Driving Change
UND School of Law grad doesn't let Alaskan travel challenges stop justice.
Working in Alaska has been the highlight of Monique Vondall-Rieke’s life. But before she was hired as Tribal Justice Director for the Association of Village Council Presidents (AVCP) in Bethel, Alaska, the 2004 UND Law School graduate was asked a surprising interview question: “Are you willing to travel in unique ways?”
She was and she has. Bethel, a hub for 58 Native American tribes, is not accessible by car, and you can only get within 12 miles before flying or boating in. Monique moved to the town of 6,000 in 2015.
TRIBAL COURT ASSESSMENTS
Because tribes are considered sovereign nations, they enact and enforce their own laws through tribal courts. At AVCP, Monique assisted the Bureau of Indian Affairs (BIA) to set up the Tribal Court Assessment, a Congressionally mandated process. Completing the assessment is a requirement that tribal courts in Alaska must repeat every four to five years to maintain funding from the BIA.
“The very first tribes in Alaska to receive those assessments were tribes in my region,” Monique said. “That’s basically what I do now for Koniag.”
In 2020, Monique moved to Anchorage to be the Tribal Court Project Manager for Koniag Government Services. The move was not a straight shot. After two years in Bethel, she and her husband, Stuart Rieke, ’01, ’08, moved back to North Dakota, where Monique continued her work in Alaska remotely before she was offered a job in Anchorage.

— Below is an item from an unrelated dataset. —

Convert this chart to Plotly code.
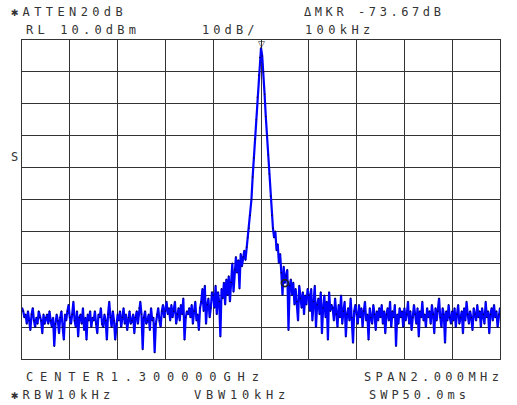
import numpy as np
import plotly.graph_objects as go

# ---------------- data ----------------
center_ghz = 1.300000
span_khz = 2000
n_points = 401
ref_level_dbm = 10.0
db_per_div = 10
freq_khz = np.linspace(-span_khz / 2, span_khz / 2, n_points)

level_dbm = [
    -74, -75, -77, -76, -79, -75, -78, -81, -76, -74, -78, -80, -77, -79, -75, -77, -78, -82, -76, -79,
    -77, -76, -79, -75, -78, -80, -77, -86, -79, -76, -78, -82, -77, -75, -80, -84, -76, -78, -75, -73,
    -77, -79, -76, -72, -78, -80, -75, -83, -77, -76, -79, -74, -81, -77, -84, -76, -78, -75, -80, -77,
    -78, -75, -79, -82, -76, -77, -74, -79, -80, -76, -78, -84, -76, -72, -77, -80, -75, -78, -84, -79,
    -76, -78, -75, -80, -77, -74, -79, -76, -81, -77, -75, -79, -78, -76, -82, -77, -75, -79, -74, -72,
    -76, -87, -77, -75, -79, -78, -76, -81, -74, -78, -77, -88, -79, -76, -74, -78, -80, -75, -73, -77,
    -75, -72, -76, -74, -78, -73, -77, -75, -72, -79, -76, -74, -78, -73, -76, -71, -84, -77, -75, -76,
    -74, -77, -73, -79, -75, -72, -78, -76, -81, -74, -72, -68, -75, -67, -79, -73, -71, -77, -74, -69,
    -70, -74, -67, -76, -69, -72, -83, -68, -71, -66, -73, -65, -70, -64, -72, -66, -60, -69, -62, -58,
    -63, -59, -68, -57, -61, -58, -56, -59, -55, -52, -49, -45, -40, -33, -27, -21, -15, -8, -1, 4.5,
    7.5, 5, 0, -7, -14, -20, -26, -32, -39, -45, -49, -52, -50, -56, -54, -60, -57, -63, -70, -61,
    -66.2, -64, -62, -81, -67, -65, -70, -66, -73, -68, -72, -78, -67, -71, -74, -69, -76, -70, -73, -68,
    -70, -75, -68, -78, -72, -67, -80, -73, -71, -76, -69, -82, -74, -70, -77, -72, -84, -69, -75, -73,
    -74, -78, -71, -76, -80, -73, -77, -70, -79, -75, -72, -83, -76, -74, -78, -71, -77, -85, -75, -73,
    -76, -79, -73, -77, -74, -80, -75, -72, -78, -76, -84, -74, -77, -79, -73, -76, -81, -75, -78, -74,
    -77, -73, -79, -75, -82, -76, -74, -78, -72, -80, -75, -77, -73, -86, -76, -79, -74, -77, -75, -80,
    -74, -78, -76, -72, -79, -75, -81, -77, -73, -76, -79, -74, -83, -75, -77, -72, -78, -76, -80, -74,
    -77, -75, -79, -73, -76, -82, -74, -78, -75, -71, -77, -80, -74, -76, -85, -75, -78, -73, -77, -79,
    -75, -78, -74, -80, -76, -73, -79, -77, -75, -82, -74, -78, -72, -76, -79, -75, -77, -81, -74, -76,
    -78, -73, -77, -75, -80, -74, -76, -79, -72, -77, -75, -82, -76, -74, -78, -73, -77, -75, -80, -76,
    -74,
]
assert len(level_dbm) == n_points

marker_delta_khz = 100
peak_idx = int(np.argmax(level_dbm))
mkr_idx = int(np.argmin(np.abs(freq_khz - (freq_khz[peak_idx] + marker_delta_khz))))

header_texts = [
    ("✱ATTEN20dB", 9, 12, 11.6),
    ("ΔMKR -73.67dB", 302, 12, 10.8),
    ("RL 10.0dBm", 24, 30, 11.4),
    ("10dB/", 200, 30, 11.3),
    ("100kHz", 303, 30, 11.6),
    ("CENTER1.300000GHz", 24, 377, 14.1),
    ("SPAN2.000MHz", 362, 377, 11.6),
    ("✱RBW10kHz", 9, 395, 11.5),
    ("VBW10kHz", 192, 395, 12.0),
    ("SWP50.0ms", 367, 395, 11.2),
    ("S", 9, 157, 11.0),
]

# ---------------- figure ----------------
W, H = 517, 405
L, R, T, B = 22, 17, 40, 46
FONT = "DejaVu Sans Mono"
FS = 12
ADV = 0.602 * FS

fig = go.Figure()
fig.add_trace(go.Scatter(
    x=freq_khz, y=level_dbm, mode="lines",
    line=dict(color="#0000ff", width=2.2),
    hoverinfo="skip", showlegend=False,
))
fig.add_trace(go.Scatter(
    x=freq_khz, y=level_dbm, mode="markers",
    marker=dict(color="#000050", size=1.6),
    hoverinfo="skip", showlegend=False,
))
fig.add_trace(go.Scatter(
    x=[freq_khz[mkr_idx]], y=[level_dbm[mkr_idx]], mode="markers",
    marker=dict(symbol="circle-open", color="#222222", size=7, line=dict(width=1.6)),
    hoverinfo="skip", showlegend=False,
))

anns = []
for txt, px, py, pitch in header_texts:
    ls = pitch - ADV
    anns.append(dict(
        text=f'<span style="letter-spacing:{ls:.2f}px">{txt}</span>',
        xref="paper", yref="paper", x=0, y=1,
        xshift=px - L, yshift=T - py,
        xanchor="left", yanchor="middle", showarrow=False,
        font=dict(family=FONT, size=FS, color="#333333"),
    ))
# reference triangle marker above peak
anns.append(dict(
    text="▽", x=freq_khz[peak_idx], y=level_dbm[peak_idx], xref="x", yref="y",
    xanchor="center", yanchor="bottom", showarrow=False, yshift=-3,
    font=dict(family="DejaVu Sans", size=9, color="#222222"),
))

fig.update_layout(
    width=W, height=H,
    margin=dict(l=L, r=R, t=T, b=B, pad=0),
    paper_bgcolor="white", plot_bgcolor="white",
    annotations=anns,
    xaxis=dict(range=[-span_khz / 2, span_khz / 2], dtick=span_khz / 10, tick0=0,
               showgrid=True, gridcolor="#333333", gridwidth=1.3,
               showticklabels=False, ticks="", zeroline=False,
               showline=True, linecolor="#333333", linewidth=1.3, mirror=True),
    yaxis=dict(range=[ref_level_dbm - 10 * db_per_div, ref_level_dbm], dtick=db_per_div,
               tick0=ref_level_dbm, showgrid=True, gridcolor="#333333", gridwidth=1.3,
               showticklabels=False, ticks="", zeroline=False,
               showline=True, linecolor="#333333", linewidth=1.3, mirror=True),
)

fig.write_html(
    "out.html",
    config={"displayModeBar": False},
    post_script="document.body.style.margin='0px';document.body.style.overflow='hidden';",
)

Regardless of her location, Monique has impacted Alaska’s tribal court system. “From 2018 until now,” she said in mid-August, “we have brought $20 million into the state.
“That’s significant because (the tribal courts) have never had continuous funding,” Monique said. “Now, when we come (to a tribe) to do an assessment, they know we have money for them to operate one year after another.”
TREACHEROUS TRAVEL
While assessments have gotten easier, travel continues to be challenging. Monique described a recent journey. “To get to the Alahtna Tribe, my coworker and I had to fly from Anchorage to Fairbanks and charter a plane to a neighboring tribe. The court administrator picked us up on a four-wheeler. We drove to the river, took a boat across, got in a four-wheel-drive truck and then went to the Alahtna Tribal Office.”
That kind of travel takes tenacity and perseverance, which Monique has in spades.